Given information
* START *
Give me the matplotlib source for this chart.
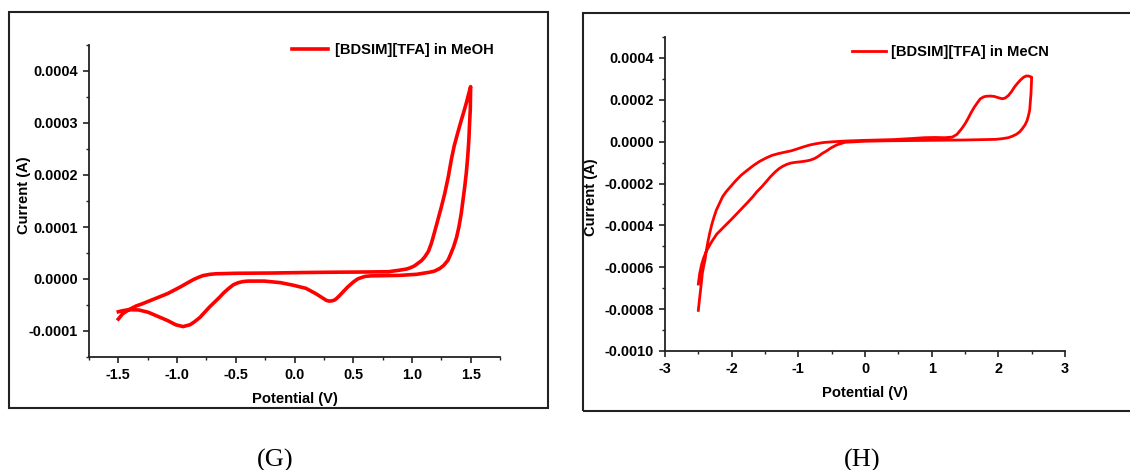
import matplotlib
matplotlib.use("Agg")
import matplotlib.pyplot as plt
import numpy as np
from matplotlib.patches import Rectangle
from matplotlib.ticker import MultipleLocator, FuncFormatter

plt.rcParams["font.family"] = ["Liberation Sans", "DejaVu Sans"]
plt.rcParams["font.weight"] = "bold"
plt.rcParams["axes.unicode_minus"] = False

# CV of [BDSIM][TFA] in MeOH: potential (V), current (1e-4 A), one closed sweep
meoh_potential = [
    -1.50, -1.464, -1.41, -1.35, -1.30, -1.19, -1.08, -0.97, -0.90, -0.86,
    -0.82, -0.78, -0.72, -0.67, -0.50, -0.20, 0.10, 0.30, 0.62, 0.80,
    0.896, 0.95, 0.98, 1.02, 1.05, 1.08, 1.108, 1.14, 1.165, 1.19,
    1.22, 1.25, 1.28, 1.31, 1.335, 1.36, 1.39, 1.42, 1.445, 1.465, 1.482, 1.50,
    1.497, 1.49, 1.485, 1.475, 1.463, 1.45, 1.435, 1.42, 1.40, 1.38,
    1.355, 1.33, 1.307, 1.27, 1.236, 1.19, 1.15, 1.04, 0.90, 0.754,
    0.65, 0.60, 0.56, 0.537, 0.50, 0.455, 0.425, 0.40, 0.37, 0.345,
    0.32, 0.296, 0.27, 0.25, 0.18, 0.098, -0.01, -0.12, -0.258, -0.395,
    -0.44, -0.478, -0.52, -0.56, -0.60, -0.642, -0.724, -0.806, -0.85, -0.89,
    -0.949, -1.012, -1.08, -1.163, -1.245, -1.327, -1.41, -1.464, -1.50,
]
meoh_current = [
    -0.77, -0.67, -0.59, -0.52, -0.48, -0.38, -0.28, -0.15, -0.06, -0.01,
    0.03, 0.065, 0.09, 0.10, 0.11, 0.115, 0.125, 0.13, 0.135, 0.14,
    0.17, 0.19, 0.21, 0.25, 0.30, 0.35, 0.42, 0.53, 0.68, 0.88,
    1.13, 1.38, 1.65, 1.97, 2.29, 2.56, 2.81, 3.05, 3.24, 3.40, 3.55, 3.70,
    3.26, 2.95, 2.68, 2.35, 2.04, 1.78, 1.52, 1.26, 1.00, 0.80,
    0.62, 0.48, 0.36, 0.26, 0.20, 0.15, 0.13, 0.09, 0.07, 0.064,
    0.06, 0.05, 0.02, 0.00, -0.06, -0.15, -0.22, -0.28, -0.35, -0.40,
    -0.42, -0.425, -0.41, -0.38, -0.28, -0.18, -0.12, -0.07, -0.04, -0.04,
    -0.05, -0.07, -0.11, -0.18, -0.26, -0.36, -0.54, -0.74, -0.82, -0.88,
    -0.915, -0.88, -0.80, -0.72, -0.64, -0.595, -0.59, -0.61, -0.63,
]

# CV of [BDSIM][TFA] in MeCN: potential (V), current (1e-4 A)
mecn_potential = [
    -2.50, -2.485, -2.472, -2.455, -2.44, -2.42, -2.40, -2.38, -2.356, -2.33,
    -2.30, -2.265, -2.23, -2.18, -2.136, -2.08, -2.02, -1.94, -1.857, -1.76,
    -1.67, -1.58, -1.484, -1.40, -1.30, -1.20, -1.11, -1.02, -0.925, -0.83,
    -0.74, -0.62, -0.506, -0.30, -0.04, 0.20, 0.43, 0.70, 0.89, 1.05,
    1.20, 1.31, 1.38, 1.45, 1.50, 1.545, 1.59, 1.64, 1.69, 1.73,
    1.78, 1.82, 1.88, 1.94, 2.00, 2.06, 2.10, 2.15, 2.20, 2.24,
    2.29, 2.34, 2.38, 2.42, 2.46, 2.50,
    2.50, 2.495, 2.49, 2.48, 2.47, 2.45, 2.43, 2.40, 2.36, 2.32,
    2.27, 2.21, 2.15, 2.05, 1.96, 1.50, 0.90, 0.30, 0.00, -0.30,
    -0.42, -0.506, -0.58, -0.645, -0.70, -0.76, -0.82, -0.878, -0.94, -0.995,
    -1.05, -1.11, -1.17, -1.23, -1.29, -1.345, -1.42, -1.484, -1.55, -1.624,
    -1.68, -1.76, -1.88, -2.00, -2.11, -2.225, -2.30, -2.375, -2.42, -2.45,
    -2.48, -2.50,
]
mecn_current = [
    -8.06, -7.6, -7.24, -6.75, -6.29, -5.95, -5.65, -5.2, -4.78, -4.38,
    -3.98, -3.6, -3.27, -2.93, -2.63, -2.38, -2.16, -1.87, -1.60, -1.35,
    -1.13, -0.94, -0.78, -0.66, -0.57, -0.50, -0.44, -0.35, -0.25, -0.16,
    -0.10, -0.04, -0.01, 0.03, 0.06, 0.08, 0.10, 0.15, 0.19, 0.20,
    0.19, 0.22, 0.35, 0.62, 0.85, 1.10, 1.38, 1.65, 1.88, 2.05,
    2.14, 2.17, 2.18, 2.16, 2.10, 2.05, 2.08, 2.20, 2.40, 2.60,
    2.80, 2.97, 3.08, 3.14, 3.13, 3.08,
    3.05, 2.7, 2.30, 1.90, 1.50, 1.22, 1.00, 0.80, 0.62, 0.47,
    0.35, 0.26, 0.19, 0.14, 0.11, 0.08, 0.06, 0.04, 0.02, -0.03,
    -0.15, -0.29, -0.45, -0.57, -0.70, -0.81, -0.88, -0.92, -0.95, -0.97,
    -0.99, -1.02, -1.08, -1.17, -1.29, -1.44, -1.68, -1.92, -2.16, -2.40,
    -2.62, -2.90, -3.30, -3.70, -4.05, -4.42, -4.78, -5.20, -5.55, -5.86,
    -6.30, -6.80,
]

meoh_label = "[BDSIM][TFA] in MeOH"
mecn_label = "[BDSIM][TFA] in MeCN"

W, H = 1130, 470
fig = plt.figure(figsize=(W / 100, H / 100), dpi=100)


def px_axes(left, top, right, bottom):
    return fig.add_axes([left / W, 1 - bottom / H, (right - left) / W, (bottom - top) / H])


def px_frame(left, top, right, bottom):
    fig.patches.append(Rectangle((left / W, 1 - bottom / H), (right - left) / W, (bottom - top) / H,
                                 transform=fig.transFigure, fill=False, lw=1.5, ec="#222222"))


def fmt_current(v, pos):
    if abs(v) < 1e-12:
        v = 0.0
    return "%.4f" % v


def style_axes(ax, xmajor, xminor, ymajor, yminor, xfmt, ylab_xy):
    for side in ("top", "right"):
        ax.spines[side].set_visible(False)
    for side in ("left", "bottom"):
        ax.spines[side].set_linewidth(1.3)
        ax.spines[side].set_color("#222222")
    ax.xaxis.set_major_locator(MultipleLocator(xmajor))
    ax.xaxis.set_minor_locator(MultipleLocator(xminor))
    ax.yaxis.set_major_locator(MultipleLocator(ymajor))
    ax.yaxis.set_minor_locator(MultipleLocator(yminor))
    ax.xaxis.set_major_formatter(FuncFormatter(xfmt))
    ax.yaxis.set_major_formatter(FuncFormatter(fmt_current))
    ax.tick_params(which="major", direction="out", length=4, width=1.2, color="#222222",
                   labelsize=10.4, pad=4)
    ax.tick_params(which="minor", direction="out", length=2.5, width=1.0, color="#222222")
    for lab in ax.get_xticklabels() + ax.get_yticklabels():
        lab.set_fontweight("bold")
    ax.set_xlabel("Potential (V)", fontsize=10.6, fontweight="bold", labelpad=7)
    ax.set_ylabel("Current (A)", fontsize=10.6, fontweight="bold")
    ax.yaxis.set_label_coords(*ylab_xy)


# panel G
px_frame(9, 12, 548, 408)
ax1 = px_axes(89, 45, 500, 357)
ax1.plot(meoh_potential, np.array(meoh_current) * 1e-4, color="#ff0000", lw=2.6,
         solid_joinstyle="round", label=meoh_label)
ax1.set_xlim(-1.75, 1.75)
ax1.set_ylim(-0.00015, 0.00045)
style_axes(ax1, 0.5, 0.25, 0.0001, 0.00005, lambda v, p: "%.1f" % (0.0 if abs(v) < 1e-9 else v),
           ((31 - 89) / 411, (357 - 195) / 312))
ax1.legend(loc="center left", bbox_to_anchor=(292 / W, 1 - 50 / H), bbox_transform=fig.transFigure,
           frameon=False, borderpad=0, borderaxespad=0, handlelength=2.45, handletextpad=0.5,
           prop={"weight": "bold", "size": 10.6})

# panel H
px_frame(583, 13, 1135, 411)
ax2 = px_axes(665, 37, 1065, 351)
ax2.plot(mecn_potential, np.array(mecn_current) * 1e-4, color="#ff0000", lw=2.0,
         solid_joinstyle="round", label=mecn_label)
ax2.set_xlim(-3, 3)
ax2.set_ylim(-0.0010, 0.0005)
style_axes(ax2, 1, 0.5, 0.0002, 0.0001, lambda v, p: "%d" % round(v),
           ((598 - 665) / 400, (351 - 197) / 314))
ax2.legend(loc="center left", bbox_to_anchor=(852 / W, 1 - 52 / H), bbox_transform=fig.transFigure,
           frameon=False, borderpad=0, borderaxespad=0, handlelength=2.3, handletextpad=0.35,
           prop={"weight": "bold", "size": 10.6})

fig.text(275 / W, 1 - 460 / H, "(G)", ha="center", va="center", fontsize=19,
         family="Liberation Serif", fontweight="normal")
fig.text(862 / W, 1 - 460 / H, "(H)", ha="center", va="center", fontsize=19,
         family="Liberation Serif", fontweight="normal")

fig.savefig("out.png", dpi=100)
plt.close(fig)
* END *
Only lines that contain the word "matplotlib" are wanted; copy each of them.

Give me the matplotlib source for this chart.
import matplotlib
matplotlib.use("Agg")
import matplotlib.pyplot as plt
from matplotlib.patches import Rectangle
from matplotlib.ticker import MultipleLocator, FuncFormatter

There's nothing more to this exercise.